Scott Horton alleges a cover-up of homicides by the U.S. Navy, U.S. Army, Justice Department and Department Of Defense

Scott Horton has a new piece up at the Harper's website, "The Guantánamo 'Suicides': A Camp Delta sergeant blows the whistle," that's a must-read.

If Mr. Horton's sources are accurate and his conclusions correct, the United States Navy, Army, the Justice Department and the Department of Defense have covered up the murders of three Guantánamo Bay inmates in June 2006, acts possibly committed by the CIA with the complicity of Navy guards. Although all three inmates were presented to the public at the time as terrorists (whose alleged suicides were spun as a bizarre form of "asymmetrical warfare" to a mostly-too-credulous press), it appears that two of the inmates were within weeks of being released and the only obstacle to the release of a third was "difficult diplomatic relations between the United States and Yemen."

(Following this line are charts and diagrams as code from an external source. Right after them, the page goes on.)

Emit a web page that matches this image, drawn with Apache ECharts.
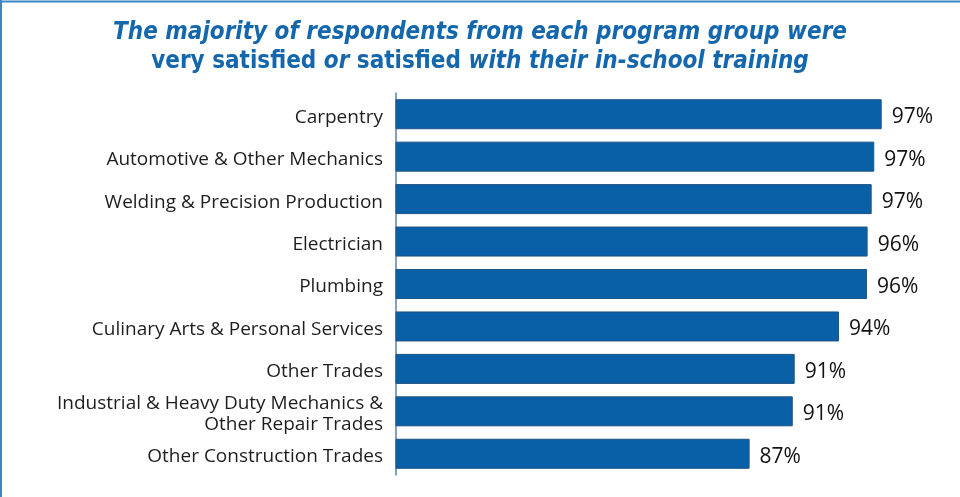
<!DOCTYPE html>
<html>
<head>
<meta charset="utf-8">
<style>
  html, body { margin: 0; padding: 0; background: #fff; }
  #chart { width: 960px; height: 497px; }
</style>
<script src="https://cdn.jsdelivr.net/npm/echarts@6/dist/echarts.min.js"></script>
</head>
<body>
<div id="chart"></div>
<script>
// Program groups, top to bottom
const programs = [
  'Carpentry',
  'Automotive & Other Mechanics',
  'Welding & Precision Production',
  'Electrician',
  'Plumbing',
  'Culinary Arts & Personal Services',
  'Other Trades',
  'Industrial & Heavy Duty Mechanics &\nOther Repair Trades',
  'Other Construction Trades'
];
// Share of respondents very satisfied or satisfied (%)
const satisfied = [97.36, 96.79, 96.59, 96.28, 96.23, 94.08, 90.67, 90.52, 87.2];

const blue = '#0a60a6';
const labelFont = '"Open Sans", "Noto Sans", sans-serif';
const titleFont = '"Liberation Sans Narrow", "DejaVu Sans Condensed", "Open Sans", sans-serif';

const chart = echarts.init(document.getElementById('chart'), null, { renderer: 'canvas' });

chart.setOption({
  backgroundColor: '#ffffff',
  animation: false,
  title: {
    text: '{i|The majority of respondents from each program group were}\n' +
          '{b|very satisfied }{i|or }{b|satisfied }{i|with their in-school training}',
    left: 'center',
    top: 13,
    textStyle: {
      lineHeight: 29,
      rich: {
        i: { fontFamily: titleFont, fontStyle: 'italic', fontWeight: 'bold', fontSize: 24, color: '#1467ad', lineHeight: 29 },
        b: { fontFamily: titleFont, fontStyle: 'normal', fontWeight: 'bold', fontSize: 24, color: '#1467ad', lineHeight: 29 }
      }
    }
  },
  graphic: [
    { type: 'line', shape: { x1: 0, y1: 1.5, x2: 960, y2: 1.5 }, style: { stroke: '#3a85c2', lineWidth: 2 } },
    { type: 'line', shape: { x1: 1, y1: 0, x2: 1, y2: 497 }, style: { stroke: '#3a85c2', lineWidth: 2 } }
  ],
  grid: { left: 396, right: 44, top: 93, height: 382, containLabel: false },
  xAxis: {
    type: 'value',
    min: 60,
    max: 100,
    show: false
  },
  yAxis: {
    type: 'category',
    data: programs,
    inverse: true,
    axisLine: { show: true, lineStyle: { color: '#5a7fa6', width: 1.5 } },
    axisTick: { show: false },
    axisLabel: {
      margin: 13,
      align: 'right',
      // nudge the category names a little below the bar centre
      formatter: name => name.split('\n').map(line => '{n|' + line + '}').join('\n'),
      rich: {
        n: {
          fontFamily: labelFont,
          fontSize: 19,
          color: '#1e1e1e',
          lineHeight: 21,
          padding: [6, 0, 0, 0]
        }
      }
    }
  },
  series: [{
    type: 'bar',
    data: satisfied,
    barWidth: 30,
    itemStyle: { color: blue, borderColor: '#1d5385', borderWidth: 1 },
    label: {
      show: true,
      position: 'right',
      distance: 10,
      fontFamily: labelFont,
      fontSize: 21,
      color: '#111',
      offset: [0, 3],
      formatter: p => Math.round(p.value) + '%'
    }
  }]
});
</script>
</body>
</html>
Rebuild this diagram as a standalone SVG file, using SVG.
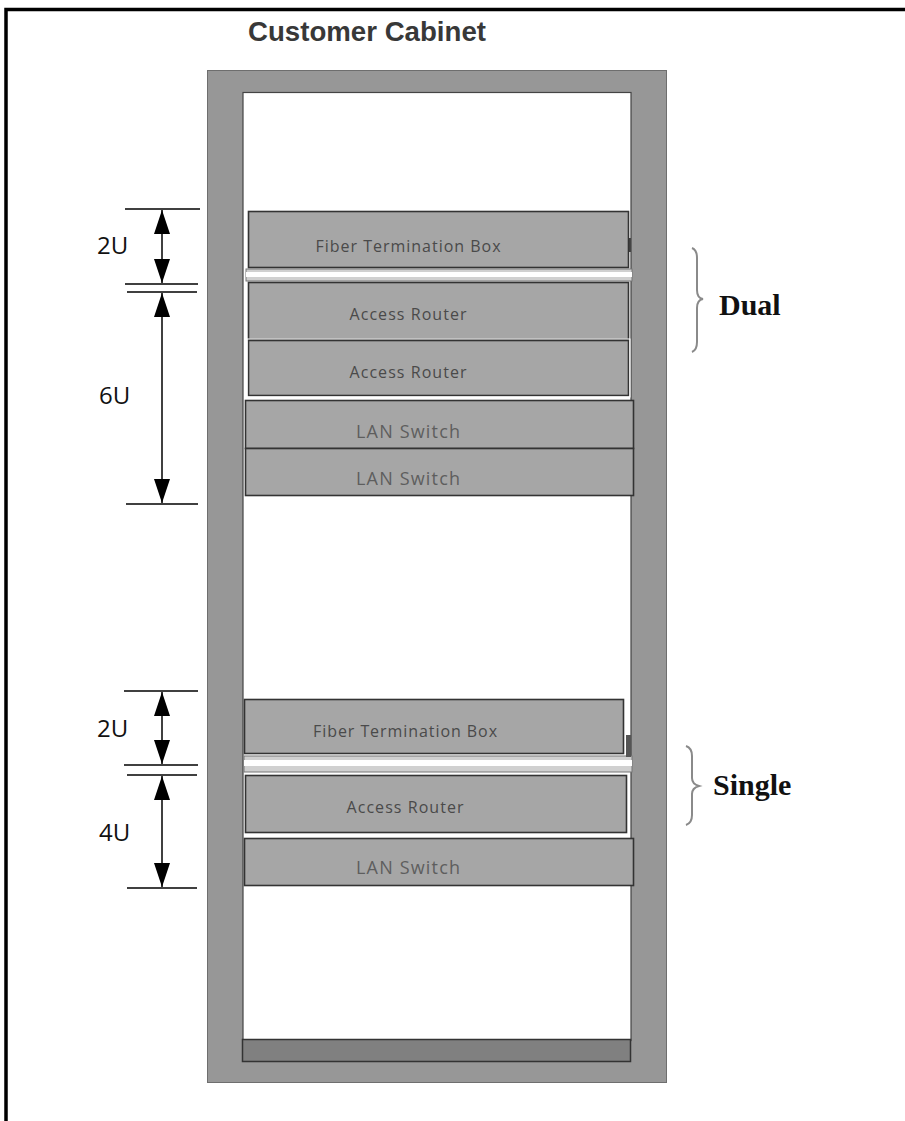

As if this wasn't appalling enough, the Camp Delta whistleblower came forward in 2009, encouraged by the presence of a new administration in Washington D.C.. (He allegedly had an early meeting with an official described as "[Attorney General Eric] Holder’s eyes," which I find interesting because AG Holder was an early and now, it seems, strangely silent voice in favor of investigating and prosecuting war crimes.) There is a possibility, based on Mr. Horton's claims in the article, that officials in the Obama administration are now furthering a cover-up of what really happened to three men in American custody who (according to the official account) swallowed rags, bound their own hands and feet, covered their faces, and then hanged themselves (just to be sure, I suppose) with handmade nooses without their guards noticing anything amiss for more than two hours.

I remain unfazed by any claims anyone still cares to make that the investigation and prosecution of crimes such as those alleged by Mr. Horton is somehow "political." After three years of law school and twelve years of criminal defense practice, I was unaware that "politics" was a legal defense to war crimes and/or homicide.

Please read the piece for yourself. Thank you.

(H/T to Glenn Greenwald at Salon.)

UPDATE: Horton has filed an update to his story, regarding official responses from two of the parties concerned.